**Given entries**.
===
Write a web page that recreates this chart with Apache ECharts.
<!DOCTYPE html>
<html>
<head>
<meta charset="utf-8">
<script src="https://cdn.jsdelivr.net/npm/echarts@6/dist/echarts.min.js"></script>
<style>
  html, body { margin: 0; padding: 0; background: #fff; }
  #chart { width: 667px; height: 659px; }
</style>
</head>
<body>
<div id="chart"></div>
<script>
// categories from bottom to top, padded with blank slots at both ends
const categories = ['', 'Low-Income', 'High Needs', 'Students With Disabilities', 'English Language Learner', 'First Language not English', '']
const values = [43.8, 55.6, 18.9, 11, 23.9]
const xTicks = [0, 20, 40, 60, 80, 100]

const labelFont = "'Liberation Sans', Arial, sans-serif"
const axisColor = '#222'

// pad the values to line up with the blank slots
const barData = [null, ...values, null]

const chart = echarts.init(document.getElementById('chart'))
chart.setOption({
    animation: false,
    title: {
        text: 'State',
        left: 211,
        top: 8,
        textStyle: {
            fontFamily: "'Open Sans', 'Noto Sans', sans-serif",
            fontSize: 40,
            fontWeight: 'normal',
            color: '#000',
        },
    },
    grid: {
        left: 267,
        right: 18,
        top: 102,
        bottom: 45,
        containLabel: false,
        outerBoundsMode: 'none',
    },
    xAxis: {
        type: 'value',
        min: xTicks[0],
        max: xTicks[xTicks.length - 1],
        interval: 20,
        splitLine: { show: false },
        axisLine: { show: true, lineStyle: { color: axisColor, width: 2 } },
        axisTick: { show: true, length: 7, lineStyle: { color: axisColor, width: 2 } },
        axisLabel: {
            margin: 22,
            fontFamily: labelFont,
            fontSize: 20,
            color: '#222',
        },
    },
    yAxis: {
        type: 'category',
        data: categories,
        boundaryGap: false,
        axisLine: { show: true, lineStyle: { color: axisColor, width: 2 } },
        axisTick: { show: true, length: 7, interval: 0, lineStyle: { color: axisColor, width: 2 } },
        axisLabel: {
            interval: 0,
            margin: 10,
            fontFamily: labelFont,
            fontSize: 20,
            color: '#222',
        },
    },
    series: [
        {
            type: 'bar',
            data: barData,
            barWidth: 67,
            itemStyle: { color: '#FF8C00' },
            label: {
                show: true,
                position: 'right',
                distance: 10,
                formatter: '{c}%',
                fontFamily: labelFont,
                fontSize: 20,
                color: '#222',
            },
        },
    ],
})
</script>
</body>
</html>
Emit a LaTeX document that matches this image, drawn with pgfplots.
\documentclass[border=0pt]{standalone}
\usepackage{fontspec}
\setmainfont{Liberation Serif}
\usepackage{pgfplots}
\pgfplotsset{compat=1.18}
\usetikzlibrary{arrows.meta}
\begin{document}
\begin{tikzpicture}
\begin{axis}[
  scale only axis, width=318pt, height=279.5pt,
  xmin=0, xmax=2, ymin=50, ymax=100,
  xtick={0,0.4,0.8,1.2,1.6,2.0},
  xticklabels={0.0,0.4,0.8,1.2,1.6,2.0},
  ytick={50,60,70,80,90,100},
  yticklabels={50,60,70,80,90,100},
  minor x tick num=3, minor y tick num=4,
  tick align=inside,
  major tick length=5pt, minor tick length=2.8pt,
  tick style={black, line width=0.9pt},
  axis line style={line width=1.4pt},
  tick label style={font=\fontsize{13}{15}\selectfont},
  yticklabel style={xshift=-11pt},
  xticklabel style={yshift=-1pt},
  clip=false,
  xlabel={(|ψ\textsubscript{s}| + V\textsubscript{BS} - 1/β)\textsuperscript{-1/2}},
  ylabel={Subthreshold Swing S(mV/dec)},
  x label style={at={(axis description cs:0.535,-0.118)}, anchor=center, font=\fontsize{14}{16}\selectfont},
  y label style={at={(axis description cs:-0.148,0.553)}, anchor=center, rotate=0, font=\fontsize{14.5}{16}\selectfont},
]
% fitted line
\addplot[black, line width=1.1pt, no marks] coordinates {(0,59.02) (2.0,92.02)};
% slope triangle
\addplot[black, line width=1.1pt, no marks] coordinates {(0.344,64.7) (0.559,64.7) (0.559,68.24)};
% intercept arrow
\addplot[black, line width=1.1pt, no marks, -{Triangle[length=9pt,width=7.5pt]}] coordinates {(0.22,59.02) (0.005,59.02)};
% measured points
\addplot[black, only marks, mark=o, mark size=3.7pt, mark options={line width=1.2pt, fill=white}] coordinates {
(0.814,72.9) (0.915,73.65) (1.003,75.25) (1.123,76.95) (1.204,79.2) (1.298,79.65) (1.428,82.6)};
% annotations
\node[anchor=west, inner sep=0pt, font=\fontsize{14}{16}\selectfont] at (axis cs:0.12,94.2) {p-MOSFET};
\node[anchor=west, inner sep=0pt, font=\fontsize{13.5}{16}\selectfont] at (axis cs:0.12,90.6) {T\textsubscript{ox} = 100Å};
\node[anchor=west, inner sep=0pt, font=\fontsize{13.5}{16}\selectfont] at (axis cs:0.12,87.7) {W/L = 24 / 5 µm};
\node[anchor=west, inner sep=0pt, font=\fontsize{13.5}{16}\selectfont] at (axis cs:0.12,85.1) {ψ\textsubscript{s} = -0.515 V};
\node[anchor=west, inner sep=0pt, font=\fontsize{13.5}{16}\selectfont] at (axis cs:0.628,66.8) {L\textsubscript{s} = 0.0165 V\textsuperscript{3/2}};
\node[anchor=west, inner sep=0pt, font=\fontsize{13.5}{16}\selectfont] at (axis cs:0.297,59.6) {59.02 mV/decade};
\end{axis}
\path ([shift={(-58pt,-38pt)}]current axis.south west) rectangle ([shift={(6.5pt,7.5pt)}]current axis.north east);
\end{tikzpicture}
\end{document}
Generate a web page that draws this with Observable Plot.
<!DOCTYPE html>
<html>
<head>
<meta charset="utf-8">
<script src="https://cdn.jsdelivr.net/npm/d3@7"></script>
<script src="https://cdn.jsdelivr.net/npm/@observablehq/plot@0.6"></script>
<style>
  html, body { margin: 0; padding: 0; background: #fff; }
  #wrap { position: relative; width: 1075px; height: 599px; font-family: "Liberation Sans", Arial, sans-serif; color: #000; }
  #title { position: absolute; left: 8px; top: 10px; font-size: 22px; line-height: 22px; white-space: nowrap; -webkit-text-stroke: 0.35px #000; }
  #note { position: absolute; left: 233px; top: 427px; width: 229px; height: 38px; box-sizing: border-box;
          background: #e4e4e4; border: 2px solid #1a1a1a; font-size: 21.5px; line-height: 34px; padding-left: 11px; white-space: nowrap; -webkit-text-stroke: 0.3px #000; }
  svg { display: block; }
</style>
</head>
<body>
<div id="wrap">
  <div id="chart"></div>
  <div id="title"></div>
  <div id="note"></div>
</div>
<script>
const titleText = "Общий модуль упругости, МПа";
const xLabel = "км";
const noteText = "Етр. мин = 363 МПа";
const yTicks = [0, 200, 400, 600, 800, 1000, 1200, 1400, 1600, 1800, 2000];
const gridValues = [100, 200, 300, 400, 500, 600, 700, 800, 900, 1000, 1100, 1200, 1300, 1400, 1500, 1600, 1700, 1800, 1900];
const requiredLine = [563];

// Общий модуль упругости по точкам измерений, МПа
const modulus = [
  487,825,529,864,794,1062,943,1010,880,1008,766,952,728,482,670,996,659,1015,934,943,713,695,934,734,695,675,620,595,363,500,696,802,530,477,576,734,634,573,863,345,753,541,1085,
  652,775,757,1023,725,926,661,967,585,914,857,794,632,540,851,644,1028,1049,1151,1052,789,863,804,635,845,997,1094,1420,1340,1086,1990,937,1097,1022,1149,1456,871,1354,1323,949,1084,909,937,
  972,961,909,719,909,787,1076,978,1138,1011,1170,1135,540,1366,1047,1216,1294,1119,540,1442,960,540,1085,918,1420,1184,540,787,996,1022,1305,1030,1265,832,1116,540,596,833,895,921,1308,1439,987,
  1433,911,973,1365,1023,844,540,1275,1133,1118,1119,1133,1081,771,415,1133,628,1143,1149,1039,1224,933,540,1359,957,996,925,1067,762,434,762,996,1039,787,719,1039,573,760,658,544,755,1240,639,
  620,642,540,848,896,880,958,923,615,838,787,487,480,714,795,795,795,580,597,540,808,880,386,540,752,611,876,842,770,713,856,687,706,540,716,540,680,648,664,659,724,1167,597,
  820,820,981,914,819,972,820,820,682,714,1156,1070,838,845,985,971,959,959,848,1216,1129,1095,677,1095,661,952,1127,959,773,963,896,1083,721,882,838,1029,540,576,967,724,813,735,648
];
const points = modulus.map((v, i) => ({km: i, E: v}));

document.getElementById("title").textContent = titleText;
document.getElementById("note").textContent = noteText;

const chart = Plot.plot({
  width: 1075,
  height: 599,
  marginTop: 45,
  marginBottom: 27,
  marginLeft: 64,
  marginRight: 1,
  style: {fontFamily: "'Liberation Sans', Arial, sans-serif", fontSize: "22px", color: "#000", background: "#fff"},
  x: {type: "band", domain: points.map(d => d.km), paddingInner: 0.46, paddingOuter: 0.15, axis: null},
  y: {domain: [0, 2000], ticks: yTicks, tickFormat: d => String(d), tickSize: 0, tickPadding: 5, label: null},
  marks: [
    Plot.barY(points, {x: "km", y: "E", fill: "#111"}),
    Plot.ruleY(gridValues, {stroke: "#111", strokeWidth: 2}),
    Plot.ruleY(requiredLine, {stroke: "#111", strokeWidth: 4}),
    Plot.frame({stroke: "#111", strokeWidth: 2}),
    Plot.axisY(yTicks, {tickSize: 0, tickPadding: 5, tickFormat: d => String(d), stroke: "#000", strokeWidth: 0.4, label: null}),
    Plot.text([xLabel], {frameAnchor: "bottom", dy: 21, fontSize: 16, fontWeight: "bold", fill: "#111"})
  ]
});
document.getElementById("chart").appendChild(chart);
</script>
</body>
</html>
===
**Exercise brief**.
Repeat, word for word, the lines from the opening of the material through the line containing "const barData = [null, ...values, null]".

**Reply**.
Write a web page that recreates this chart with Apache ECharts.
<!DOCTYPE html>
<html>
<head>
<meta charset="utf-8">
<script src="https://cdn.jsdelivr.net/npm/echarts@6/dist/echarts.min.js"></script>
<style>
  html, body { margin: 0; padding: 0; background: #fff; }
  #chart { width: 667px; height: 659px; }
</style>
</head>
<body>
<div id="chart"></div>
<script>
// categories from bottom to top, padded with blank slots at both ends
const categories = ['', 'Low-Income', 'High Needs', 'Students With Disabilities', 'English Language Learner', 'First Language not English', '']
const values = [43.8, 55.6, 18.9, 11, 23.9]
const xTicks = [0, 20, 40, 60, 80, 100]

const labelFont = "'Liberation Sans', Arial, sans-serif"
const axisColor = '#222'

// pad the values to line up with the blank slots
const barData = [null, ...values, null]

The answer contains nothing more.